- Associated Press - Wednesday, October 15, 2014

HELENA, Mont. (AP) - Republican U.S. House candidate Ryan Zinke proposed Wednesday that federal land-management decisions must be approved by local government officials.

Zinke’s proposal, which is part of his public-lands plan, would support better coordination between federal agencies and counties in decisions that affect access to public lands. Federal agencies must be directed to take land-management actions that benefit fishing, shooting sports and outdoor recreation, according to his plan.

“When the decision impacts a local community severely, then I think the federal government should be more sensitive to the local community,” Zinke said. “I think you should coordinate with them, look at the impact and I think you can come to an agreement.”

Although Montana Republicans have endorsed the move to transfer public lands under federal management to the state, Zinke doesn’t mention the idea in his plan. He told The Associated Press on Wednesday that he doesn’t support the idea.

“I just don’t see a path forward on it in any time soon on transfer of land (from federal to state). We should be focused on making sure federal government is managing land better,” Zinke said.

Zinke’s plan also mentions expanding access to public roads for snowmobiles and recreational off-highway vehicles. He wants to combat what he calls the abuse of federal laws such as the Endangered Species Act and opposes the expansion of habitat for grizzly bears and sage grouse without scientific evidence that it will improve populations.

When it comes to guns and public lands, Zinke said he supports existing state gun laws and believes the types of ammunition and guns that are appropriate should be determined at the state level.

Democrat John Lewis’ public-lands plan, released earlier this month, includes clear opposition to the transfer of public lands. “While the federal government can and must do a better job of managing Montana’s public lands, the idea that transferring those lands to the state will solve the problem is short-sighted and irresponsible,” he said.

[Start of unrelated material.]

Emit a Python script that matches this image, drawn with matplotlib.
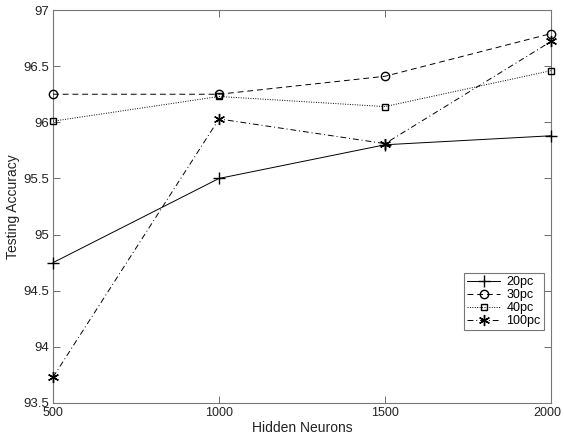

Lewis supports the North Fork Watershed Protection Act, which would prevent new oil and gas development and mining while allowing continued forest management. He also backs the Rocky Mountain Front Heritage Act, which would designate a conservation-management area and add nearly 70,000 acres to the Bob Marshall and Scapegoat wilderness. The Forest Jobs and Recreation Act, which sets aside Montana land for public use and designates land for timber harvest, is another piece of legislation backed by Lewis.

He supports legislation that would keep national parks and other federally managed lands open during government shutdowns.

Lewis would like to see more money for disaster relief and wildlife management as well as for maintenance at shooting ranges on public lands so Montanans can learn to shoot in a safe environment.

Both candidates support legislation that dedicates a portion of the Land and Water Conservation Fund to improve access to federal lands for hunting, fishing and recreation.